Punto di vista

Skymetro e scolmatore, il presidente della Fondazione Cima: “Il Bisagno non sarà mai sicuro al 100%”

Ferraris: "Non dobbiamo più arginare e coprire i torrenti, ma considerarli come una risorsa. E non possiamo fare scolmatori dappertutto"

Generico febbraio 2024

Genova. Un torrente come il Bisagno non sarà mai definitivamente in sicurezza, nemmeno quando sarà finito lo scolmatore, cioè tra quasi due anni secondo le ultime previsioni. Ed è per questo che qualunque intervento – compreso il controverso Skymetro – va calibrato con grande attenzione.
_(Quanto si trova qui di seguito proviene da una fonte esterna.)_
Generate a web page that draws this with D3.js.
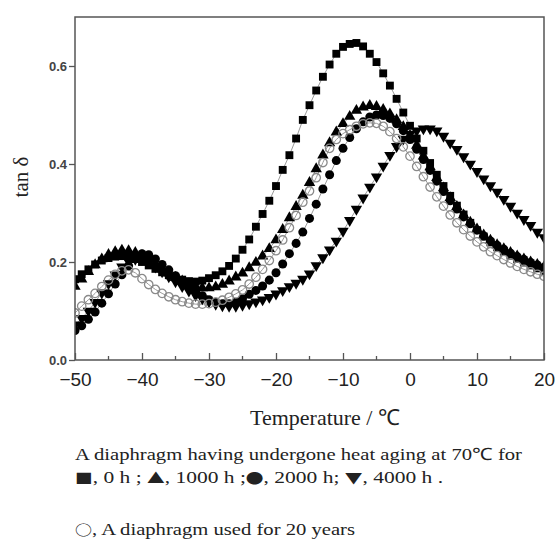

È il pensiero di Luca Ferraris, ingegnere ambientale esperto in costruzioni idrauliche e presidente della Fondazione Cima, ente di ricerca che si occupa di studiare, prevedere e prevenire i rischi legati ai cambiamenti climatici. Di recente è intervenuto al convegno organizzato dalla Filca Cisl al Palazzo della Borsa sull’impatto occupazionale delle opere di contrasto al dissesto idrogeologico.

Ferraris, c’è un grande dibattito su questa metropolitana sopraelevata che si prevede di realizzare lungo l’argine del Bisagno. Considerati i rischi di quella vallata è giusto costruirla o sarebbe meglio valutare ipotesi alternative?
“In questi casi non c’è mai una risposta assoluta sì o no, va bene o non va bene. Quello che stiamo dicendo è che dobbiamo trovare uno sviluppo che tenga conto che ci sono diversi torrenti. Non devono più rappresentare qualcosa da nascondere, che vogliamo togliere, ma dobbiamo considerarli una risorsa. Se cambiamo prospettiva tante soluzioni si trovano”.

Ma lo scolmatore dovrebbe mettere in sicurezza il torrente, tanto che sono emerse proposte ancora più impattanti. Quando il Bisagno sarà alleggerito della sua portata di piena potremo urbanizzarlo ancora di più? 
“Un fiume non è mai sicuro al 100%. Noi tecnici siamo abituati a lavorare in fase di incertezza, di tempi di ritorno. Va bene anche lo Skymetro se diventa un’occasione per migliorare la sicurezza del torrente. Ma occorre considerare il fiume nella sua interezza, non possiamo vedere in termini settoriali le diverse cose, altrimenti facciamo gli stessi errori che abbiamo fatto in passato”.

Che cosa intende?
“Non possiamo fare scolmatori dappertutto. Abbiamo un territorio molto a rischio perché abbiamo un sacco di rii tombati non verificati, frutto di un’urbanizzazione fatta nel dopoguerra non solo perché avevamo bisogno di territorio ma anche perché avevamo poche conoscenze. Oggi dobbiamo cambiare strategia”.

Cioè?
“Dobbiamo immaginare uno sviluppo del territorio che tenga conto dei rischi. I torrenti, i fiumi non sono più qualcosa che dobbiamo coprire e arginare sempre di più, ma anzi li dobbiamo scoprire. E dobbiamo trovare un modo per convivere con loro. Il nostro clima andrà verso due poli: momenti in cui ci saranno forti precipitazioni e temporali che mettono in crisi il nostro territorio e lunghi momenti in cui l’acqua non ci sarà. Torrenti e fiumi sono una risorsa importante: se troviamo il modo per convivere con loro, per fare spazi verdi che l’uomo utilizza quando non abbiamo acqua e che poi lascia al fiume quando piove forte, forse troveremo un modo per metterci in sicurezza rispetto ad oggi”.

Il nostro territorio però è fortemente urbanizzato: dove si possono immaginare interventi simili?
“Faccio un esempio su Savona: il rio Molinero inonda frequentemente una parte di città. C’è uno stadio a fianco: un’idea potrebbe essere usare lo stadio anche per laminare e mettere in sicurezza quel territorio quando piove tanto”.